Revisionist historians have increasingly found evidence that St. Patrick’s Day was used by pagans to conceal their religious observance of Liberalia from Christian persecution. Liber, or Liber Pater, was the ancient Roman god of the people, the plebeians, whose name meant freedom, and was associated with the spring crops, wine, getting drunk, insulting the rich, powerful and famous, uncontrollable ecstasy. Sort of a national holiday to have a rave.
It is also associated with the ancient Roman gods with no name and no face. During the Roman Republic and Empire, Liberalia became the official day for boys becoming men, imagine a national Bar-Mitzvah, or confirmation and being 21, drinking age, all on the same day.
Liber was replaced with Bacchus/Dionysus worship, Roman and Greek gods for getting drunk and partying.

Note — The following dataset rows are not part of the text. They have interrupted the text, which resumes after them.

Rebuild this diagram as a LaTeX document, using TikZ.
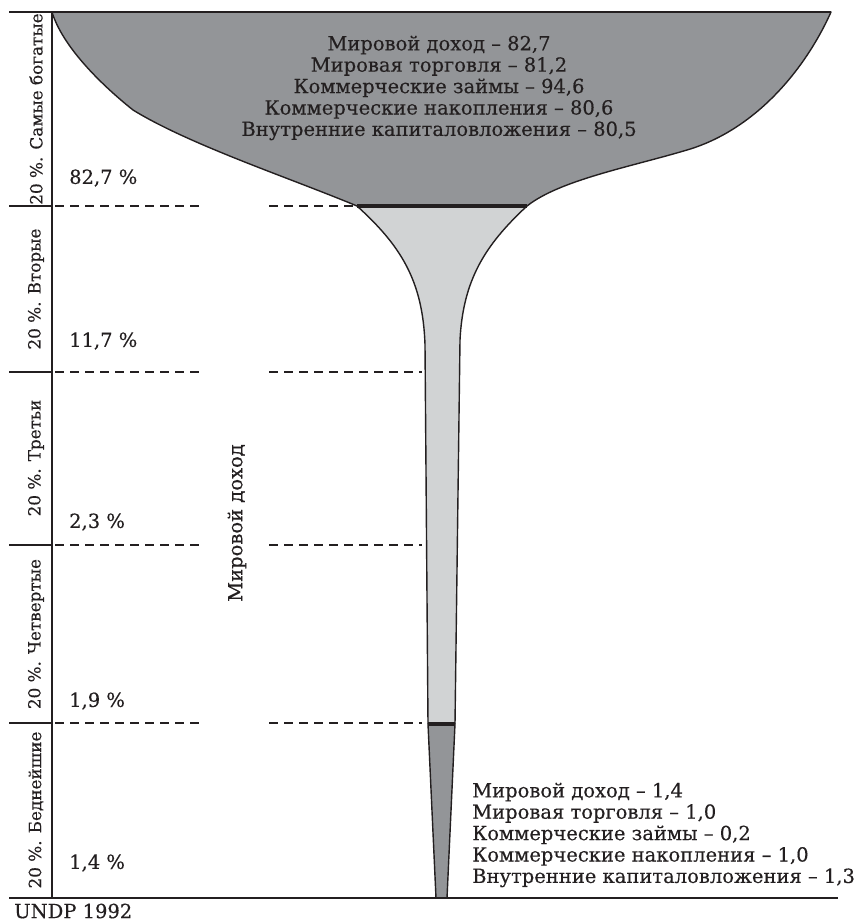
\documentclass[tikz,border=0pt]{standalone}
\usepackage{fontspec}
\setmainfont{DejaVu Serif}[FakeBold=0.35]
\definecolor{darkfill}{HTML}{939598}
\definecolor{lightfill}{HTML}{D1D3D4}
\definecolor{ink}{HTML}{231F20}
\begin{document}
\begin{tikzpicture}[x=1bp,y=-1bp,
  axisline/.style={draw=ink, line width=1.8bp},
  outline/.style={draw=ink, line width=1.4bp, line join=round},
  divider/.style={draw=ink, line width=3.4bp},
  guide/.style={draw=ink, line width=1.3bp, dash pattern=on 8.7bp off 6.3bp},
  lbl/.style={font=\fontsize{19.5bp}{21.4bp}\selectfont, text=ink, inner sep=0pt},
  grouplbl/.style={lbl, font=\fontsize{16.8bp}{21.4bp}\selectfont, rotate=90},
  pct/.style={lbl, anchor=west}]
\useasboundingbox (0,0) rectangle (858,922);

% key points of the funnel
\coordinate (topL) at (52,12);
\coordinate (topR) at (831,12);
\coordinate (neckL) at (357,206);
\coordinate (neckR) at (527,206);
\coordinate (stemL) at (428,724);
\coordinate (stemR) at (455,724);
\coordinate (tipL) at (436,898);
\coordinate (tipR) at (447,898);

% middle part of the funnel (light)
\fill[lightfill] (neckL) -- (neckR)
  .. controls (485,245) and (463,280) .. (460,340) -- (stemR)
  -- (stemL) -- (425,345)
  .. controls (423,280) and (400,245) .. (neckL) -- cycle;
\draw[outline] (neckR) .. controls (485,245) and (463,280) .. (460,340) -- (stemR);
\draw[outline] (stemL) -- (425,345) .. controls (423,280) and (400,245) .. (neckL);

% top part of the funnel (dark)
\path[fill=darkfill, outline] (topL) -- (topR)
  .. controls (805,70) and (755,130) .. (687,150)
  .. controls (630,167) and (560,180) .. (neckR)
  -- (neckL)
  .. controls (290,178) and (190,145) .. (133,110)
  .. controls (98,82) and (62,45) .. (topL) -- cycle;

% bottom tip of the funnel (dark)
\path[fill=darkfill, outline] (stemL) -- (stemR) -- (tipR) -- (tipL) -- cycle;

% dividers between the parts
\draw[divider] (neckL) -- (neckR);
\draw[divider] (stemL) -- (stemR);

% axes
\coordinate (axTop) at (9,12);
\coordinate (axBot) at (9,898);
\coordinate (axO) at (52,898);
\coordinate (axEnd) at (838,898);
\draw[axisline] (axTop) -- (topR);
\draw[axisline] (axBot) -- (axEnd);
\draw[axisline] (topL) -- (axO);

% band boundaries with dashed guides
\foreach \y/\xe [count=\i] in {206/357, 372/422, 545/422, 723/422} {
  \coordinate (tk\i) at (9,\y);
  \coordinate (ax\i) at (52,\y);
  \coordinate (ga\i) at (55,\y);
  \coordinate (gb\i) at (203,\y);
  \coordinate (gc\i) at (269,\y);
  \coordinate (gd\i) at (\xe,\y);
  \draw[axisline] (tk\i) -- (ax\i);
  \draw[guide] (ga\i) -- (gb\i);
  \draw[guide] (gc\i) -- (gd\i);
}

% band names
\node[grouplbl] (g1) at (36,109) {20 \%. Самые богатые};
\node[grouplbl] (g2) at (36,289) {20 \%. Вторые};
\node[grouplbl] (g3) at (36,458) {20 \%. Третьи};
\node[grouplbl] (g4) at (36,634) {20 \%. Четвертые};
\node[grouplbl] (g5) at (36,810) {20 \%. Беднейшие};

% shares of world income
\node[pct] (p1) at (69,178) {82,7 \%};
\node[pct] (p2) at (69,341) {11,7 \%};
\node[pct] (p3) at (69,522) {2,3 \%};
\node[pct] (p4) at (69,701) {1,9 \%};
\node[pct] (p5) at (69,863) {1,4 \%};

\node[lbl, rotate=90] (axis) at (237,523) {Мировой доход};

\node[lbl, align=center] (rich) at (439,88) {Мировой доход – 82,7\\
  Мировая торговля – 81,2\\
  Коммерческие займы – 94,6\\
  Коммерческие накопления – 80,6\\
  Внутренние капиталовложения – 80,5};

\node[lbl, align=left, anchor=west] (poor) at (472,835) {Мировой доход – 1,4\\
  Мировая торговля – 1,0\\
  Коммерческие займы – 0,2\\
  Коммерческие накопления – 1,0\\
  Внутренние капиталовложения – 1,3};

\node[lbl, anchor=west] (src) at (14,911) {UNDP 1992};
\end{tikzpicture}
\end{document}
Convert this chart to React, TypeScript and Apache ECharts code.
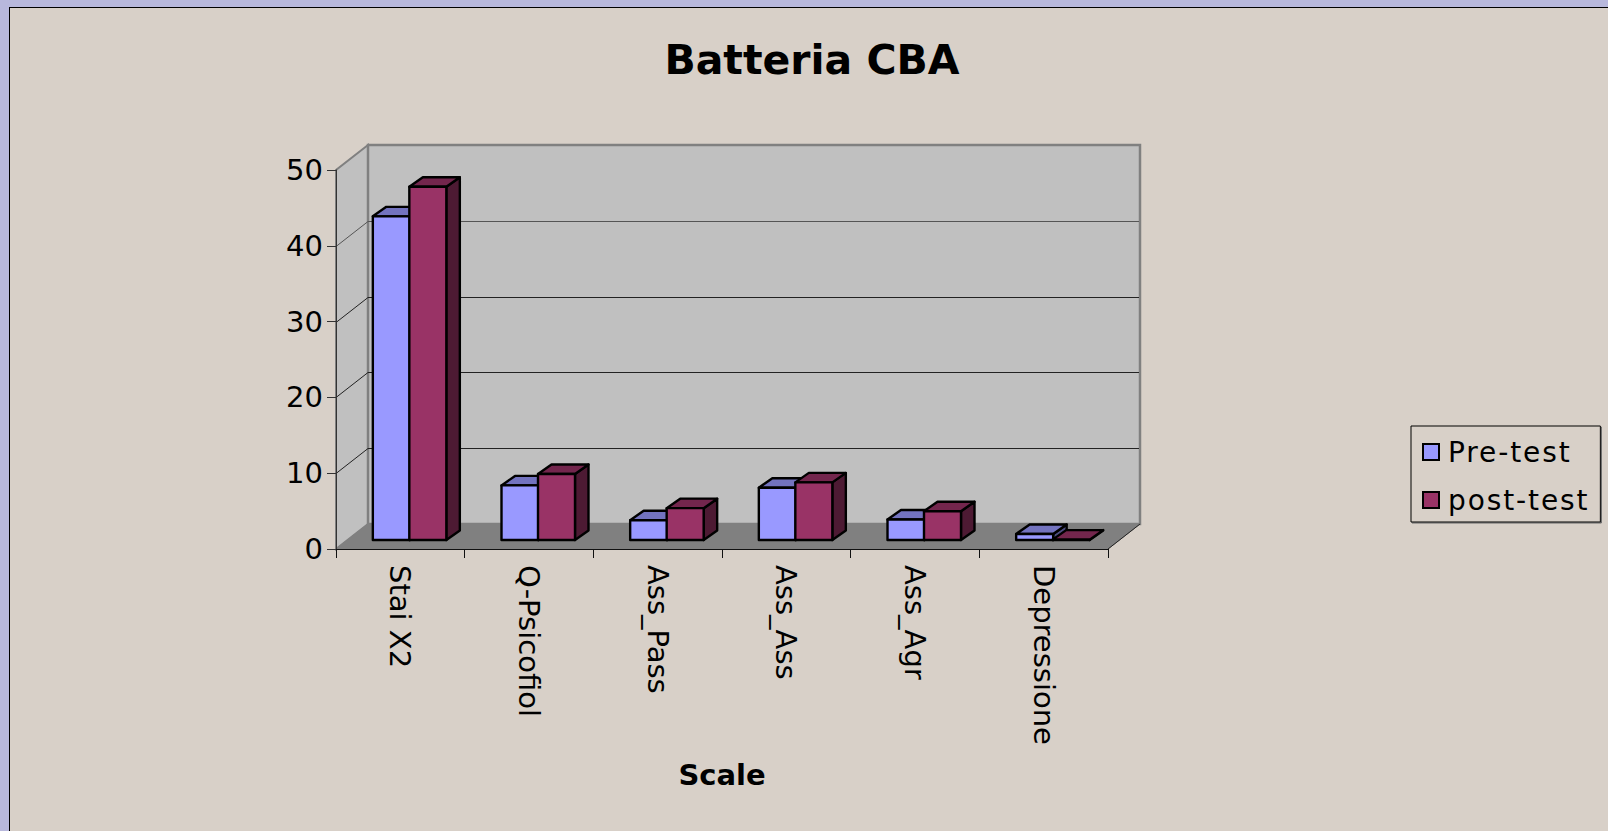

So, what you were told about poor Christians and Jews getting picked on by pagans may not be the truth. Even today, Rome’s Jews will tell people they survived for centuries in Rome because they were not part of any Mediterranean Jewish or Christian groups that tried to convert pagans to Judaism or Christianity.
Educated and devout Irish do not like the public image of Irish drunks, for not just preventing Irish stereotypes and perverting Roman Catholic teaching, but also the idea of perpetuating pagan cult practices.